Required task: Copy verbatim the material from its first line to the line that holds "13905.8, 16713.6, 20729.0]", including that line.
===== Information provided =====
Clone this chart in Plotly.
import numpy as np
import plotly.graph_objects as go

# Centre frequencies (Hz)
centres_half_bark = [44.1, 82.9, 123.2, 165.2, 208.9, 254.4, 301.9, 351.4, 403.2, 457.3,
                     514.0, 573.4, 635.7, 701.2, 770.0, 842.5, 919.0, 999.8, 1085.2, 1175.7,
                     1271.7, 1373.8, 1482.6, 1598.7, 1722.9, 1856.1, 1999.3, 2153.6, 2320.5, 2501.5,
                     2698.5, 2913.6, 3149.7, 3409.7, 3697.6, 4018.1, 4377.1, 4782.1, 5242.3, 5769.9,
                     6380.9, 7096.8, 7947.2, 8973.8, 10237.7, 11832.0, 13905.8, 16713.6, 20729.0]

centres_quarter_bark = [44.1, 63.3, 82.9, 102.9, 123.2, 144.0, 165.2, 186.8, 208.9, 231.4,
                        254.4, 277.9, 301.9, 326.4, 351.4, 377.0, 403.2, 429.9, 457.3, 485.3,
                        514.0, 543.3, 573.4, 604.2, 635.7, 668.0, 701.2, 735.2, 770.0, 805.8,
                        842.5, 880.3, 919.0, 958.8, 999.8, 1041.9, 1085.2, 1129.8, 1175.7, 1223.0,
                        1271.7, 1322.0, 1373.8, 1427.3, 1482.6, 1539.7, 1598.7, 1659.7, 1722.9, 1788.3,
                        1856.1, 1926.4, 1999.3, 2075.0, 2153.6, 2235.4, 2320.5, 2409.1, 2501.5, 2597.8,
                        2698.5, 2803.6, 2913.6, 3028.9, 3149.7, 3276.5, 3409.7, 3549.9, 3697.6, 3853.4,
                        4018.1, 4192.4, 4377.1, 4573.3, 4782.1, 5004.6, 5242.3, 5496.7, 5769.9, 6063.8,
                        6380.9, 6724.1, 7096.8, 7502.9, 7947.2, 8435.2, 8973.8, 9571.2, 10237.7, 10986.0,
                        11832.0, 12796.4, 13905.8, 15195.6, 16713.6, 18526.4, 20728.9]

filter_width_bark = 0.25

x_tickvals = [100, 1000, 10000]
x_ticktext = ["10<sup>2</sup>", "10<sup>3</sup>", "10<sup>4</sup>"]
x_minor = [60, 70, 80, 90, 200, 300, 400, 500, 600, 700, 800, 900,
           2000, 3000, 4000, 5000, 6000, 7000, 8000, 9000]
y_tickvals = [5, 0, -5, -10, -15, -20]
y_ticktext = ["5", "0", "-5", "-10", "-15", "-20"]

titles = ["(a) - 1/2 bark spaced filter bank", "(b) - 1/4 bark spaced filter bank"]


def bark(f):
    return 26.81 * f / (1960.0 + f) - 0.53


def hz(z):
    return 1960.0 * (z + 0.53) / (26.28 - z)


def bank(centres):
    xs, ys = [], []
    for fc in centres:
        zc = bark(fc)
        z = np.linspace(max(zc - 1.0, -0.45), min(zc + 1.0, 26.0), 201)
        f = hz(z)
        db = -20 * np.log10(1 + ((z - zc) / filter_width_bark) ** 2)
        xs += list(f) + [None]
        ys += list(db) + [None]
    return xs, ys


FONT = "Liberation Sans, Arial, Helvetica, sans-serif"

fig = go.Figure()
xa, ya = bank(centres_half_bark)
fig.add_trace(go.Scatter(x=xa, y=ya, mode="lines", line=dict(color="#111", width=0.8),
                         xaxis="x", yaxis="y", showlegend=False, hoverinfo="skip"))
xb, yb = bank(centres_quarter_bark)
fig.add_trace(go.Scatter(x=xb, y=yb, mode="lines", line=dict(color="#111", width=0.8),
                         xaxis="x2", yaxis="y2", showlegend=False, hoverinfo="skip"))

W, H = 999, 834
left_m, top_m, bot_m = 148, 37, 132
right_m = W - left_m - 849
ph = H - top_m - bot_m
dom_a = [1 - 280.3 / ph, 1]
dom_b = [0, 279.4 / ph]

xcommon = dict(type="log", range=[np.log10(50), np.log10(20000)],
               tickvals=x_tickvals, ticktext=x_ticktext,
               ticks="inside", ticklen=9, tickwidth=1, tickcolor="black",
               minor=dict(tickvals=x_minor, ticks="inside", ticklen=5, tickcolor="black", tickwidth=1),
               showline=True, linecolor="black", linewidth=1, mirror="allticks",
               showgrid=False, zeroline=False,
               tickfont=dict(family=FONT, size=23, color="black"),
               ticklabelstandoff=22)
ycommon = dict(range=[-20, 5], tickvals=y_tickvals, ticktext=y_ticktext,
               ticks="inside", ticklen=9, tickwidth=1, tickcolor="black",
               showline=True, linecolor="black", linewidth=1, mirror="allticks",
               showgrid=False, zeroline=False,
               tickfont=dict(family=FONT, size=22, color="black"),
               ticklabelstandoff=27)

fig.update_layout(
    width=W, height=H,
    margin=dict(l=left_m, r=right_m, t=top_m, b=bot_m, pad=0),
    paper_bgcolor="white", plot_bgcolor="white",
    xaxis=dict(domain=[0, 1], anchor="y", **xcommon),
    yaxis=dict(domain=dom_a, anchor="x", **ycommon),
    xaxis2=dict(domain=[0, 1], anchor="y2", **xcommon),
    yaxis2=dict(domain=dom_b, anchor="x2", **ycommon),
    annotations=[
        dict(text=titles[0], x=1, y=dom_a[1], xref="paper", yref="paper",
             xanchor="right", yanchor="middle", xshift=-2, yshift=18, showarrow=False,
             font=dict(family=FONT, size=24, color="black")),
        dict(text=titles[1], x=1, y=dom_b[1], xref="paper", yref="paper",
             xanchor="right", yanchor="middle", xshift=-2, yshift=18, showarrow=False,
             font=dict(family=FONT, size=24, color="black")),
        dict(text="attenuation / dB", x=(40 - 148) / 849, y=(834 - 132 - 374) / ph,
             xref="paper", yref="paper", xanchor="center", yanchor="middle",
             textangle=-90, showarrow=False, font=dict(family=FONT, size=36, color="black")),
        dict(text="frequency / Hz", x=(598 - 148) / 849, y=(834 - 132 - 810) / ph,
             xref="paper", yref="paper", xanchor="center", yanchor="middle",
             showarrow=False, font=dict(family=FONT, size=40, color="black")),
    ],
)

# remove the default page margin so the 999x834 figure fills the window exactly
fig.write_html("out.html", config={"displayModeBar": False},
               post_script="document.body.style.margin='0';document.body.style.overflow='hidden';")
=====
Final answer:
Clone this chart in Plotly.
import numpy as np
import plotly.graph_objects as go

# Centre frequencies (Hz)
centres_half_bark = [44.1, 82.9, 123.2, 165.2, 208.9, 254.4, 301.9, 351.4, 403.2, 457.3,
                     514.0, 573.4, 635.7, 701.2, 770.0, 842.5, 919.0, 999.8, 1085.2, 1175.7,
                     1271.7, 1373.8, 1482.6, 1598.7, 1722.9, 1856.1, 1999.3, 2153.6, 2320.5, 2501.5,
                     2698.5, 2913.6, 3149.7, 3409.7, 3697.6, 4018.1, 4377.1, 4782.1, 5242.3, 5769.9,
                     6380.9, 7096.8, 7947.2, 8973.8, 10237.7, 11832.0, 13905.8, 16713.6, 20729.0]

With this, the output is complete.